What's a writer to do?

Unless you've been living under a rock for the past year you may have noticed a bubbling discontent with Amazon by a number of better known indie authors out there. J. A Konrath has recently stated, in the comments for his December 19 post, that he was stepping away from Amazon's KPD Select program, once his ninety days were up in late January. Holly Ward, who writes romances under the name H.M. Ward recently revealed that in KU her earnings have plummeted by as much as 75% as a result of borrows instead of sales.

For an indie author, enrollment in Amazon's Select program allowed them to offer the enrolled title free for five days for every ninety day term. Aside from price matching making a title permanently free it was the only way an author could offer their work for free to the massive audience Amazon has nurtured. The Select program, in its infancy, was directly responsible for a number of indie authors becoming bestsellers.

Earlier this year Amazon rolled out its subscription service, Kindle Unlimited, that allowed members to  borrow an unlimited number of kindle titles for one low monthly fee. It was Amazon's response to Oyster and Scrib'd, two stand alone subscription services that have done for e-books what Netflix has done for movies.

If the member read the borrowed title beyond ten percent it triggered a payment to the author. Some authors, those with titles priced from $0.99  to $2.98 actually benefited from the program as the payment was averaging about $1.30 per borrow. On titles priced between a $0.99 and $2.98 the author makes 35%, of the purchase price for each sale. So for a book priced at say $2.98, the author would make approximately $1.05, or $0.35 for each dollar.

Authors with higher priced books such as $2.99, who were used to earning 70%, or $2.06 for each sale, were taking a beating due to Kindle Unlimited. To add insult to injury it was learned that Amazon was also offering two payment tiers for its lending program. Trad published titles were being reimbursed at their agreed upon rate, while Indie authors were being paid from a pool, with payments ranging from $1.30 to $1.60 per borrow.

When I began this journey at the end of 2011, the possibilities seemed unlimited. But the times they are a changing, much has been said about the Amazon lending program both for and against it. Some heavy names have weighed in with their discontent.

But you know what?

Does anyone really have any control over what Amazon does?


The only thing I have any control over is my own writing, whether it gets done or not in a reasonable amount of time. So while everyone's gnashing their teeth, and spouting off about what evil Amazon has once again foisted upon the world of Indie publishing, I'll be over here writing.
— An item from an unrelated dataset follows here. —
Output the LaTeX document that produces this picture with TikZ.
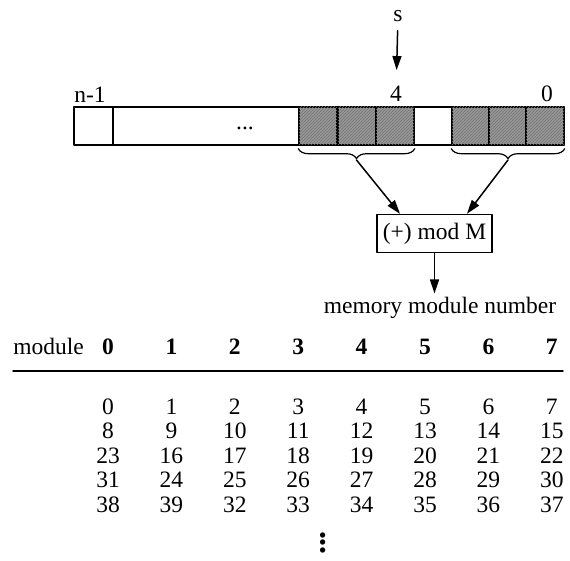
\documentclass[tikz,border=0pt]{standalone}
\usepackage{fontspec}
\setmainfont{Liberation Serif}
\usetikzlibrary{arrows.meta,decorations.pathreplacing,patterns}

\begin{document}
\begin{tikzpicture}[
	x=1pt, y=-1pt,
	every node/.style={font=\fontsize{23.5}{26}\selectfont, inner sep=0pt},
	line cap=round,
	line join=round,
	bitcell/.style={draw, line width=1.4pt, fill=black!40, postaction={pattern=north east lines, pattern color=black!55}, minimum width=38pt, minimum height=38pt},
	arr/.style={-{Triangle[length=14pt,width=9pt]}, line width=1.5pt},
	brc/.style={decorate, decoration={brace, mirror, amplitude=10pt}, line width=1.2pt},
	hdigit/.style={anchor=base, font=\fontsize{23.5}{26}\selectfont\bfseries},
	entry/.style={anchor=base}
	]
	\useasboundingbox (0,0) rectangle (570,561);
	
	% Register
	\draw[line width=1.4pt] (74,107) rectangle (564,145);
	\draw[line width=1.4pt] (113,107) -- (113,145);
	\node (dots) at (245,128) {...};
	
	% Shaded bits
	\node[bitcell] (a1) at (318,126) {};
	\node[bitcell] (a2) at (357,126) {};
	\node[bitcell] (a3) at (395,126) {};
	\node[bitcell] (b1) at (471,126) {};
	\node[bitcell] (b2) at (508,126) {};
	\node[bitcell] (b3) at (545,126) {};
	
	% Bit labels
	\node (nmone) at (90,95) {n-1};
	\node (bfour) at (396,94) {4};
	\node (bzero) at (547,94) {0};
	\node (s) at (398,16) {s};
	\draw[arr, shorten <=9pt, shorten >=16pt] (s) -- (bfour);
	
	% Braces
	\draw[brc] (a1.south west) ++(0,3) -- ([yshift=-3pt]a3.south east);
	\draw[brc] (b1.south west) ++(0,3) -- ([yshift=-3pt]b3.south east);
	\coordinate (ltip) at (356.5,160);
	\coordinate (rtip) at (508,160);
	
	% Adder
	\node[draw, line width=1.4pt, minimum width=115pt, minimum height=38pt] (adder) at (434.5,233.5) {(+) mod M};
	\draw[arr] (ltip) -- ([xshift=-34.5pt]adder.north);
	\draw[arr] (rtip) -- ([xshift=32.5pt]adder.north);
	\node[anchor=base] (mmn) at (440,313) {memory module number};
	\draw[arr, shorten >=3pt] (adder.south) -- (adder.south |- mmn.north);
	
	% Table header
	\node[anchor=base] (module) at (48.5,354) {module};
	\foreach \i in {0,...,7}
		\node[hdigit] (h\i) at (108+63.4*\i,354) {\i};
	\draw[line width=1.4pt] (13,371) -- (563,371);
	
	% Table body
	\foreach \row [count=\r from 0] in {{0,1,2,3,4,5,6,7},{8,9,10,11,12,13,14,15},{23,16,17,18,19,20,21,22},{31,24,25,26,27,28,29,30},{38,39,32,33,34,35,36,37}}
		\foreach \v [count=\c from 0] in \row
			\node[entry] (e\r\c) at (108+63.4*\c,414+24.5*\r) {\v};
	\node[scale=1.9] (vdots) at (323,537) {\vdots};
	
\end{tikzpicture}
\end{document}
After all that's the only thing I have any control over.

Performance Anxiety?

That got your attention didn't it?

When one spots a title like that surely the content that follows is going to be focused on sex, right?


I'm sorry to disappoint you. Outside of the bedroom performance anxiety is a pretty common occurrence among those who perform before a live audience. Stage fright is the more common name for performance anxiety. Musicians, athletes, stage actors, public speakers all experience performance anxiety at one time or another.
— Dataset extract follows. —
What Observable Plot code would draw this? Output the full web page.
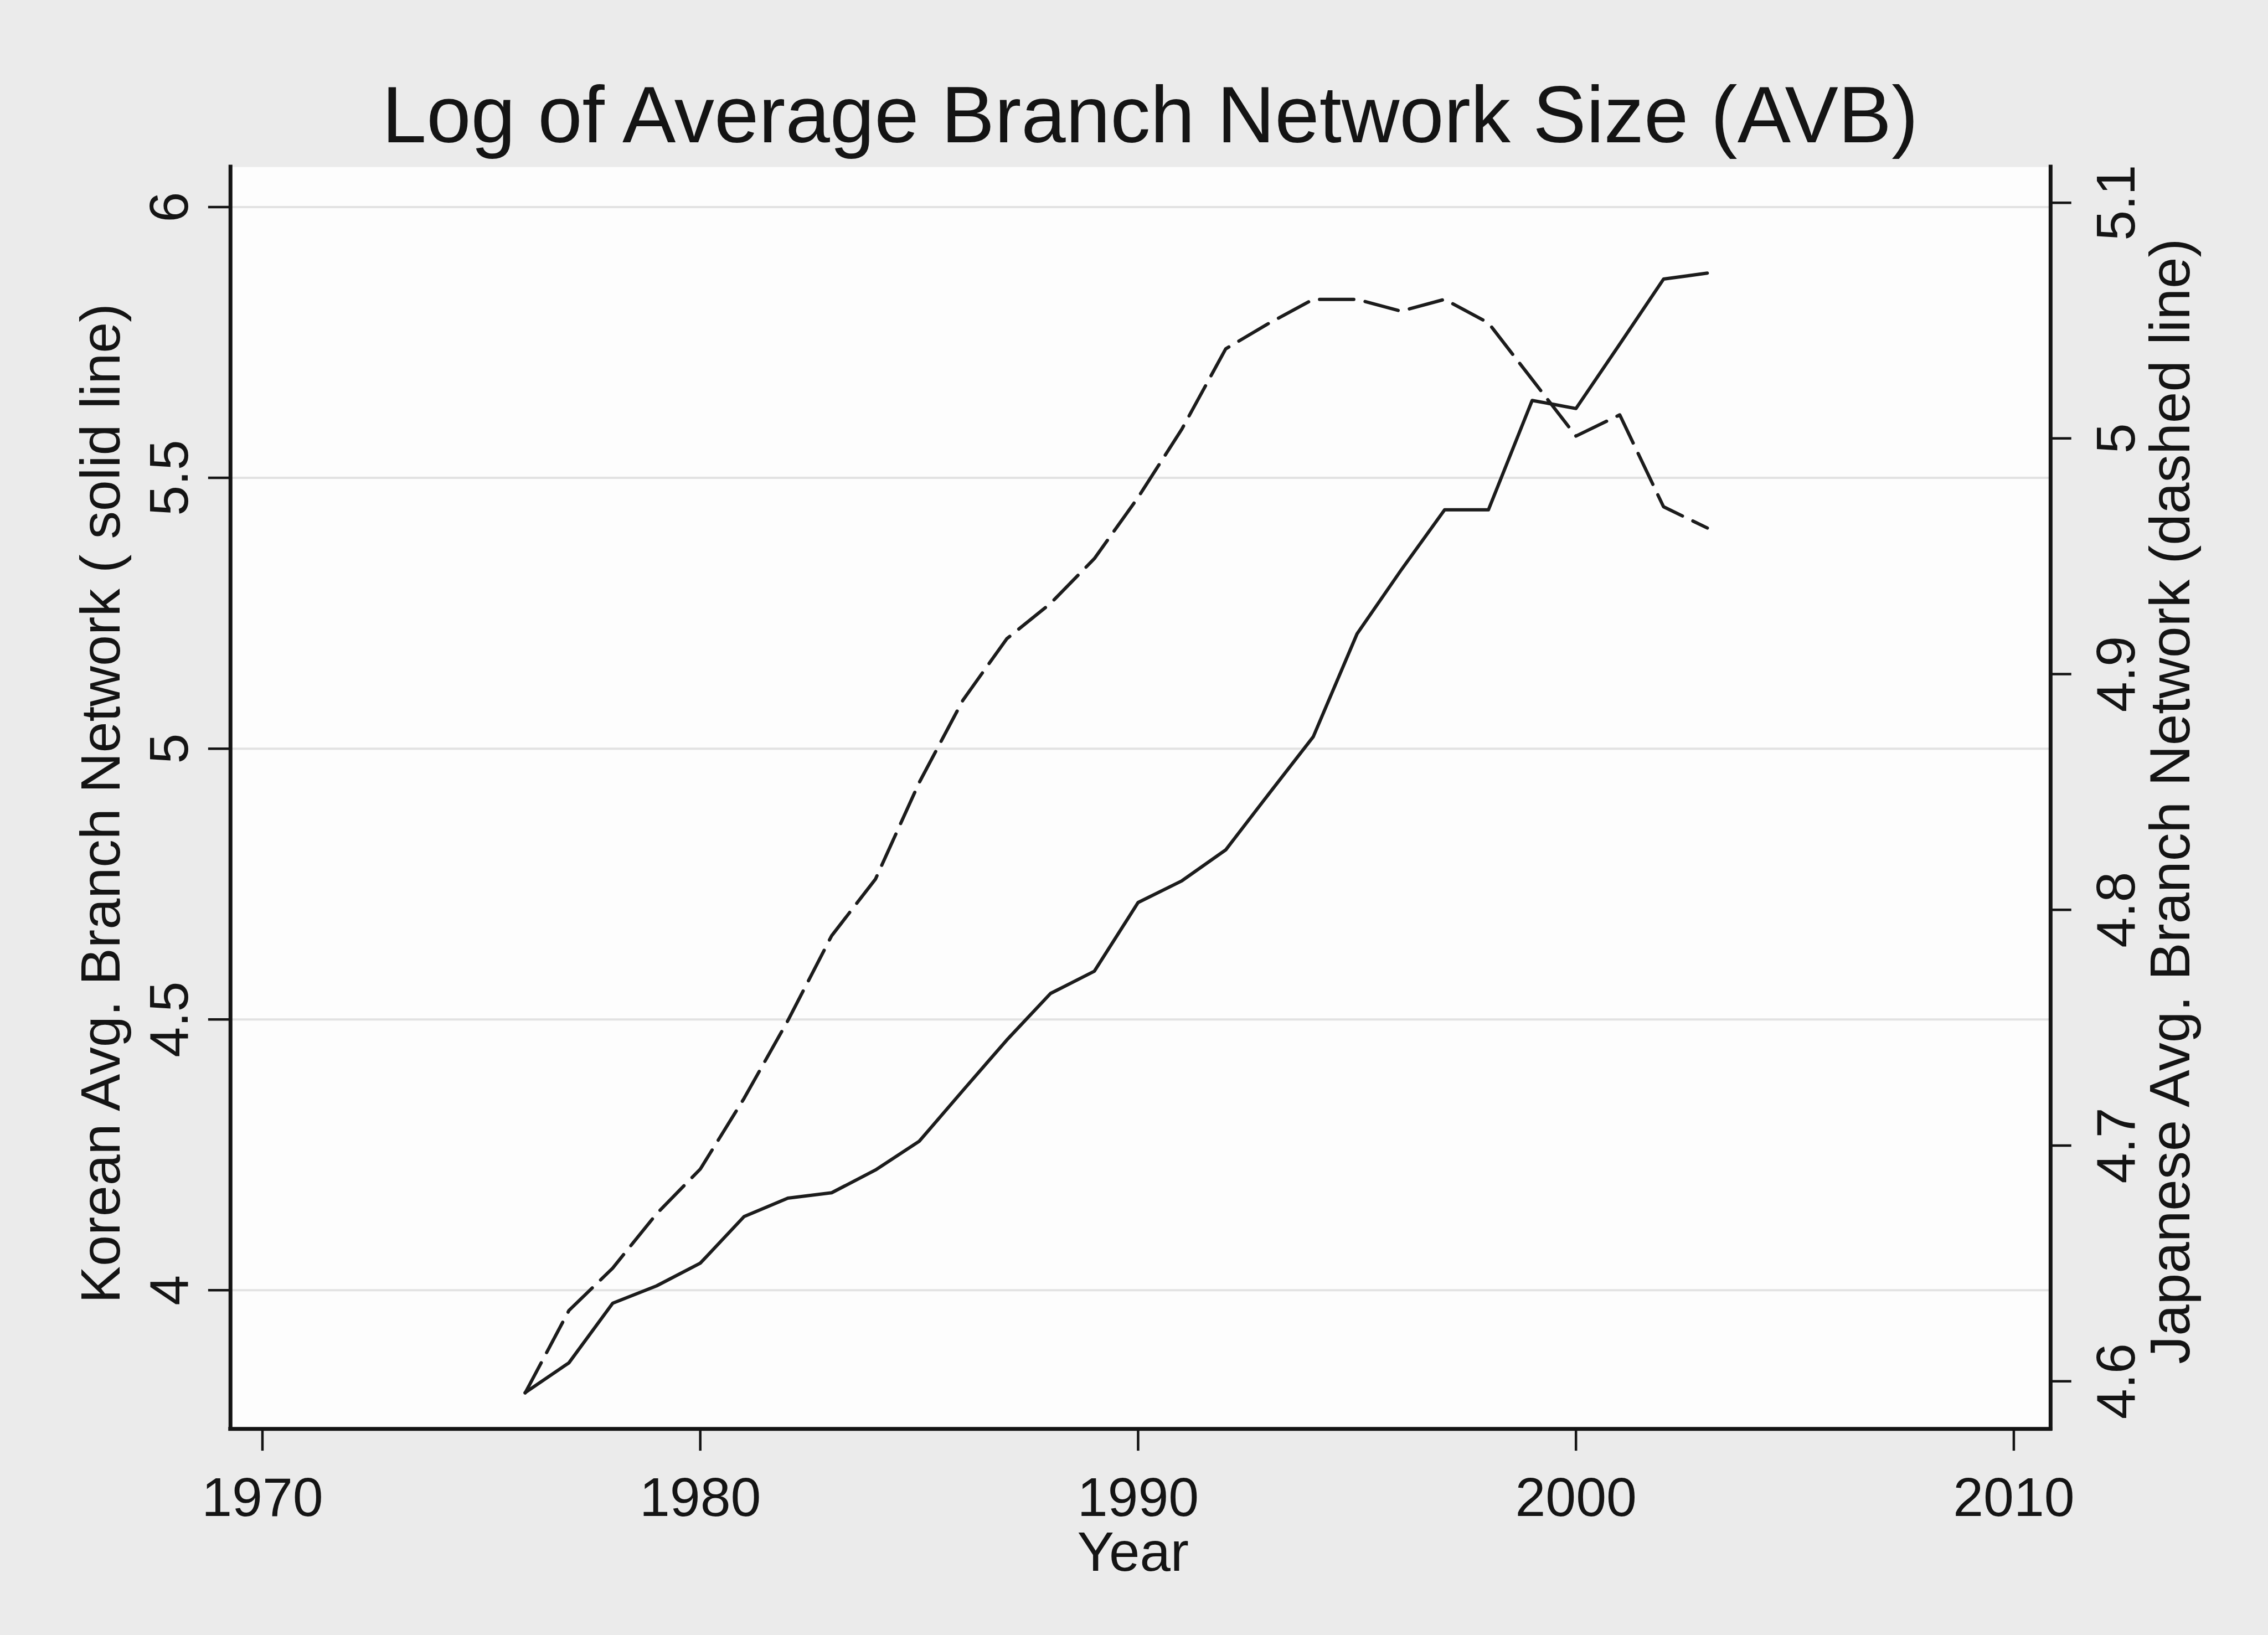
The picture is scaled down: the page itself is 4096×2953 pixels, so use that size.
<!DOCTYPE html>
<html>
<head>
<meta charset="utf-8">
<script src="https://cdn.jsdelivr.net/npm/d3@7"></script>
<script src="https://cdn.jsdelivr.net/npm/@observablehq/plot@0.6"></script>
<style>
html, body { margin: 0; padding: 0; background: #ebebeb; }
#chart { position: absolute; left: 0; top: 0; width: 4096px; height: 2953px; }
</style>
</head>
<body>
<div id="chart"></div>
<script>
// ---- data ----
const years = [1976,1977,1978,1979,1980,1981,1982,1983,1984,1985,1986,1987,1988,1989,1990,
               1991,1992,1993,1994,1995,1996,1997,1998,1999,2000,2001,2002,2003];
const koreaAVB = [3.811,3.866,3.976,4.008,4.050,4.136,4.170,4.180,4.222,4.275,4.369,4.462,4.548,4.589,4.716,
                  4.756,4.813,4.918,5.022,5.212,5.329,5.441,5.441,5.643,5.628,5.747,5.867,5.878];
const japanAVB = [4.595,4.630,4.648,4.671,4.690,4.720,4.753,4.789,4.813,4.854,4.889,4.915,4.930,4.949,4.975,
                  5.004,5.038,5.049,5.059,5.059,5.054,5.059,5.049,5.025,5.001,5.010,4.971,4.962];
const xTicks = [1970, 1980, 1990, 2000, 2010];
const leftTicks = [4, 4.5, 5, 5.5, 6];
const rightTicks = [4.6, 4.7, 4.8, 4.9, 5, 5.1];
const titleText = "Log of Average Branch Network Size (AVB)";
const xLabel = "Year";
const leftLabel = "Korean Avg. Branch Network ( solid line)";
const rightLabel = "Japanese Avg. Branch Network (dashed line)";

// axis extents
const xDomain = [1969.27, 2010.84];
const yDomain = [3.744, 6.074];
// right (Japanese) axis aligned onto the left axis: 4.6 -> 3.832, 5.1 -> 6.008
const toLeft = d3.scaleLinear().domain([4.6, 5.1]).range([3.832, 6.008]);

const data = years.map((year, i) => ({year, korea: koreaAVB[i], japan: japanAVB[i]}));

const S = 0.997;
const W = 4096, H = 2953;
const fL = 417 * S, fR = 3714 * S, fT = 302 * S, fB = 2588 * S;
const ink = "#141414";
const fmt = d3.format("~g");

const chart = Plot.plot({
  width: W,
  height: H,
  marginLeft: fL,
  marginRight: W - fR,
  marginTop: fT,
  marginBottom: H - fB,
  style: {background: "transparent", fontFamily: "'Liberation Sans', Arial, sans-serif", color: ink},
  x: {domain: xDomain},
  y: {domain: yDomain},
  marks: [
    Plot.frame({fill: "#fdfdfd", stroke: null}),
    Plot.gridY(leftTicks, {stroke: "#e2e2e2", strokeOpacity: 1, strokeWidth: 4}),
    Plot.line(data, {x: "year", y: "korea", stroke: "#1c1c1c", strokeWidth: 6, strokeLinejoin: "round"}),
    Plot.line(data, {x: "year", y: d => toLeft(d.japan), stroke: "#1c1c1c", strokeWidth: 6,
                     strokeDasharray: `${62 * S},${21 * S}`}),
    // axis lines (no top border)
    Plot.ruleX([xDomain[0]], {stroke: ink, strokeWidth: 7, strokeLinecap: "square"}),
    Plot.ruleX([xDomain[1]], {stroke: ink, strokeWidth: 7, strokeLinecap: "square"}),
    Plot.ruleY([yDomain[0]], {stroke: ink, strokeWidth: 7, strokeLinecap: "square"}),
    // axes
    Plot.axisX(xTicks, {anchor: "bottom", tickSize: 40 * S, tickPadding: 46.8, fontSize: 99 * S,
                        stroke: ink, strokeWidth: 4.5, label: null, tickFormat: d => String(d)}),
    Plot.axisY(leftTicks, {anchor: "left", tickSize: 40 * S, tickPadding: 37.7, tickRotate: -90,
                           textAnchor: "middle", lineAnchor: "bottom", fontSize: 99 * S,
                           stroke: ink, strokeWidth: 4.5, label: null, tickFormat: d => fmt(d)}),
    Plot.axisY(rightTicks.map(t => toLeft(t)), {anchor: "right", tickSize: 37 * S, tickPadding: 114.5, tickRotate: -90,
                           textAnchor: "middle", lineAnchor: "bottom", fontSize: 99 * S,
                           stroke: ink, strokeWidth: 4.5, label: null,
                           tickFormat: d => fmt(Math.round(toLeft.invert(d) * 10) / 10)}),
    // titles
    Plot.text([titleText], {text: d => d, frameAnchor: "top", dx: 17.3, dy: 256.2 - fT,
                            lineAnchor: "bottom", textAnchor: "middle", fontSize: 145 * S, fill: ink}),
    Plot.text([xLabel], {text: d => d, frameAnchor: "bottom", dx: -13.5, dy: 2845 * S - fB,
                         lineAnchor: "bottom", textAnchor: "middle", fontSize: 100 * S, fill: ink}),
    Plot.text([leftLabel], {text: d => d, frameAnchor: "left", rotate: -90, dx: 216 * S - fL, dy: 10,
                            lineAnchor: "bottom", textAnchor: "middle", fontSize: 101 * S, fill: ink}),
    Plot.text([rightLabel], {text: d => d, frameAnchor: "right", rotate: -90, dx: 3965 * S - fR, dy: 6,
                             lineAnchor: "bottom", textAnchor: "middle", fontSize: 102 * S, fill: ink})
  ]
});
document.getElementById("chart").appendChild(chart);
</script>
</body>
</html>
It's that butterflies in the stomach feeling, the fear that once you step out onto that stage you're going to do something memorable in a stupid sort of way, or worse yet, you're mind will go blank, and everything you've rehearsed will be forgotten.

Writers experience that same sensation but usually for a different set of reasons. What normally goes through the writers mind as they embark upon a new endeavor is the fear that this time out will not be as good as the last time. That what they produce will be well beneath the standard they have established for themselves with their last release. That the words will not flow as well as they once did.
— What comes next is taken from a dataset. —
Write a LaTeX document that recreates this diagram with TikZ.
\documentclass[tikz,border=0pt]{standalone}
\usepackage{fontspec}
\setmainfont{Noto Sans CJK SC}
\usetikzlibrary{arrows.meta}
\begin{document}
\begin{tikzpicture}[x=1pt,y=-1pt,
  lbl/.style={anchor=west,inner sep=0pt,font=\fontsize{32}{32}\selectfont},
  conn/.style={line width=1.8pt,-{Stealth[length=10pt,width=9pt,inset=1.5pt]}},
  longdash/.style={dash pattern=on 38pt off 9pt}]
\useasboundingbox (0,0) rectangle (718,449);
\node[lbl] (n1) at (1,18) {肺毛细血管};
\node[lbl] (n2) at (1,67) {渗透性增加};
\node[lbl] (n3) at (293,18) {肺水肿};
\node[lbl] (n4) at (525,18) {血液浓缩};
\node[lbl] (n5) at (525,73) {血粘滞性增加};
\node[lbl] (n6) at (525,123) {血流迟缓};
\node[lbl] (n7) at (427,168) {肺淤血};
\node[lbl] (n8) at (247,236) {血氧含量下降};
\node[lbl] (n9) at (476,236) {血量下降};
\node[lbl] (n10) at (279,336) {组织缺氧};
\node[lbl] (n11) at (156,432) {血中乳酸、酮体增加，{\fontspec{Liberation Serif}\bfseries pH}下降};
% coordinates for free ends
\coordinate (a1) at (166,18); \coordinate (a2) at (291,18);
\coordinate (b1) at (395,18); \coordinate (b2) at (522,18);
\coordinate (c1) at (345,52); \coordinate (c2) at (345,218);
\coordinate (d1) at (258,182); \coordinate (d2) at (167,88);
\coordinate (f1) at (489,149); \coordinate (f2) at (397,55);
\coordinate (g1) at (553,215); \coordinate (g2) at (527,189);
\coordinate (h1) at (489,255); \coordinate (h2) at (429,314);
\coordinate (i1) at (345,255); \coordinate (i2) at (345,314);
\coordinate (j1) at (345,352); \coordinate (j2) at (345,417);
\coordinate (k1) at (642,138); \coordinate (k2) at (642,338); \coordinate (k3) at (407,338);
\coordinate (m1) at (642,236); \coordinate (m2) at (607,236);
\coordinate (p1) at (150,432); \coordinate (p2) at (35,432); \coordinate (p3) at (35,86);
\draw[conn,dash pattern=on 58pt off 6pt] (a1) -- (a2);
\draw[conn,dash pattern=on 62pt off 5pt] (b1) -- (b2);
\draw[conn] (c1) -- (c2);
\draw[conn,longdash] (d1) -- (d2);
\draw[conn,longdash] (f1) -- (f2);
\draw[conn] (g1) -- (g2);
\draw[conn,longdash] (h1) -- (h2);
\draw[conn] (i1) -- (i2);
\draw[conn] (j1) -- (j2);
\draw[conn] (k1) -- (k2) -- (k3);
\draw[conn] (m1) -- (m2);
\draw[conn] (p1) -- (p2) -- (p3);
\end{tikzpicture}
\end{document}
For the writer performance anxiety leads directly to writers block. In most cases writers block arises not from a lack of ideas, but from a lack of excitement for the writers current project, or an overwhelming avalanche of ideas the writers is having a hard time choosing from. The latter is what is currently holding me up.

My intent had been to write a coming of age story for release early next year, one I had written a screenplay for several years ago. Unfortunately the muse has other ideas as it keeps teasing me with snippets of a tale that is on my to do list, but not as close to the top as others projects I wanted to finish. Then of course there's the first draft of a novel that has been sitting on my desk for nearly six months now waiting for me to put aside these other tasks so we can spend some time together. To top it off there are a number of really neat ideas swirling around in my mind as we speak.

What I really need is a daily planner to get my limited writing time in order so I can finish some projects. I work a full time job, and while some might assume my writing is nothing more than a hobby, for me it's serious work. I worry over the placement of every word, did this sound right? will the reader understand what is really happening? am I explaining too much? too little? Striking that balance is a full time job. I could fill reams of paper explaining why something happened, but would anybody read it, it's doubtful.

My goal of course is to be able to support myself with my writing. I'm standing upon the threshold of three years as an indie writer. I've learned a lot in that time. And I've yet to make any serious money at it, but I remain optimistic that my time is yet to come. It is that optimism that compels me to sit at my desk every morning, to push through my own performance anxiety, and create what I hope will be considered a good read.